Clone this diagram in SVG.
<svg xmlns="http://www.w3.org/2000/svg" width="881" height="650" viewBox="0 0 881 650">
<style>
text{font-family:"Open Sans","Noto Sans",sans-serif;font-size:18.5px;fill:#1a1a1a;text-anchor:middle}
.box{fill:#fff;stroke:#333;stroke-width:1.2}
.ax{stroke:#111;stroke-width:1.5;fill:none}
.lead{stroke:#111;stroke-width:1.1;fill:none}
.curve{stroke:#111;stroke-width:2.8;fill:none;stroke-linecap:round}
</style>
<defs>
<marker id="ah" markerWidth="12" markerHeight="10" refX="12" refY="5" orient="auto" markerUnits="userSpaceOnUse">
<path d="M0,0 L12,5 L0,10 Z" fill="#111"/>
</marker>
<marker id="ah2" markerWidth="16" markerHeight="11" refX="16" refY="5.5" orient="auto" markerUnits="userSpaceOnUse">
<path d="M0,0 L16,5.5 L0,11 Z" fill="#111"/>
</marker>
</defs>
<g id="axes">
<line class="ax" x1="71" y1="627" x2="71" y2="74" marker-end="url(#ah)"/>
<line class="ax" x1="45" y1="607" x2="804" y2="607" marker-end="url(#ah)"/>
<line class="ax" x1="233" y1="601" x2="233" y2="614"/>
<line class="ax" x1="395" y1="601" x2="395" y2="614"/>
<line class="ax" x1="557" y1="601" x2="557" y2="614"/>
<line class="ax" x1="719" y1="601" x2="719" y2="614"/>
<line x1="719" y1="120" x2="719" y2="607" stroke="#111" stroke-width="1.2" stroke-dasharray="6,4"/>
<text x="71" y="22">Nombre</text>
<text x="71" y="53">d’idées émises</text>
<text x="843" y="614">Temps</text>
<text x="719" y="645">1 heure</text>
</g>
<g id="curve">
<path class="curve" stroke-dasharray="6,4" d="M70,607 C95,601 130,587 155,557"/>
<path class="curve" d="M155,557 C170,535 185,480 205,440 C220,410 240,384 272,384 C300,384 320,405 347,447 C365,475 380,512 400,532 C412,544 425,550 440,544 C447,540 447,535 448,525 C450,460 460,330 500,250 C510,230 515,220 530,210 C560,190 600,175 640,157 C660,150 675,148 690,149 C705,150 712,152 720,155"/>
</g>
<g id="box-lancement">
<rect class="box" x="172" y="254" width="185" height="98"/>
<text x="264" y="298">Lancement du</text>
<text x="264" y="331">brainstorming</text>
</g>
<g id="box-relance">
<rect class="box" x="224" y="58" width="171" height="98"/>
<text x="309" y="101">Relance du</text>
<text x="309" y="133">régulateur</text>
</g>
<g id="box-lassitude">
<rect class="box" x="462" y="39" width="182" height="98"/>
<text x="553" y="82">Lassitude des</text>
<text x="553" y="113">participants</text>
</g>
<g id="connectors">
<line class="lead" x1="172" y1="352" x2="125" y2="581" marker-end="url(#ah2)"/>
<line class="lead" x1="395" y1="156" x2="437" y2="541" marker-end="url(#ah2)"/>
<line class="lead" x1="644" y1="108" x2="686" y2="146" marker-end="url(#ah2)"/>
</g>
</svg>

▶ _Stated task_: Take the data above and return it exactly.

▶ _Full solution_:
Clone this diagram in SVG.
<svg xmlns="http://www.w3.org/2000/svg" width="881" height="650" viewBox="0 0 881 650">
<style>
text{font-family:"Open Sans","Noto Sans",sans-serif;font-size:18.5px;fill:#1a1a1a;text-anchor:middle}
.box{fill:#fff;stroke:#333;stroke-width:1.2}
.ax{stroke:#111;stroke-width:1.5;fill:none}
.lead{stroke:#111;stroke-width:1.1;fill:none}
.curve{stroke:#111;stroke-width:2.8;fill:none;stroke-linecap:round}
</style>
<defs>
<marker id="ah" markerWidth="12" markerHeight="10" refX="12" refY="5" orient="auto" markerUnits="userSpaceOnUse">
<path d="M0,0 L12,5 L0,10 Z" fill="#111"/>
</marker>
<marker id="ah2" markerWidth="16" markerHeight="11" refX="16" refY="5.5" orient="auto" markerUnits="userSpaceOnUse">
<path d="M0,0 L16,5.5 L0,11 Z" fill="#111"/>
</marker>
</defs>
<g id="axes">
<line class="ax" x1="71" y1="627" x2="71" y2="74" marker-end="url(#ah)"/>
<line class="ax" x1="45" y1="607" x2="804" y2="607" marker-end="url(#ah)"/>
<line class="ax" x1="233" y1="601" x2="233" y2="614"/>
<line class="ax" x1="395" y1="601" x2="395" y2="614"/>
<line class="ax" x1="557" y1="601" x2="557" y2="614"/>
<line class="ax" x1="719" y1="601" x2="719" y2="614"/>
<line x1="719" y1="120" x2="719" y2="607" stroke="#111" stroke-width="1.2" stroke-dasharray="6,4"/>
<text x="71" y="22">Nombre</text>
<text x="71" y="53">d’idées émises</text>
<text x="843" y="614">Temps</text>
<text x="719" y="645">1 heure</text>
</g>
<g id="curve">
<path class="curve" stroke-dasharray="6,4" d="M70,607 C95,601 130,587 155,557"/>
<path class="curve" d="M155,557 C170,535 185,480 205,440 C220,410 240,384 272,384 C300,384 320,405 347,447 C365,475 380,512 400,532 C412,544 425,550 440,544 C447,540 447,535 448,525 C450,460 460,330 500,250 C510,230 515,220 530,210 C560,190 600,175 640,157 C660,150 675,148 690,149 C705,150 712,152 720,155"/>
</g>
<g id="box-lancement">
<rect class="box" x="172" y="254" width="185" height="98"/>
<text x="264" y="298">Lancement du</text>
<text x="264" y="331">brainstorming</text>
</g>
<g id="box-relance">
<rect class="box" x="224" y="58" width="171" height="98"/>
<text x="309" y="101">Relance du</text>
<text x="309" y="133">régulateur</text>
</g>
<g id="box-lassitude">
<rect class="box" x="462" y="39" width="182" height="98"/>
<text x="553" y="82">Lassitude des</text>
<text x="553" y="113">participants</text>
</g>
<g id="connectors">
<line class="lead" x1="172" y1="352" x2="125" y2="581" marker-end="url(#ah2)"/>
<line class="lead" x1="395" y1="156" x2="437" y2="541" marker-end="url(#ah2)"/>
<line class="lead" x1="644" y1="108" x2="686" y2="146" marker-end="url(#ah2)"/>
</g>
</svg>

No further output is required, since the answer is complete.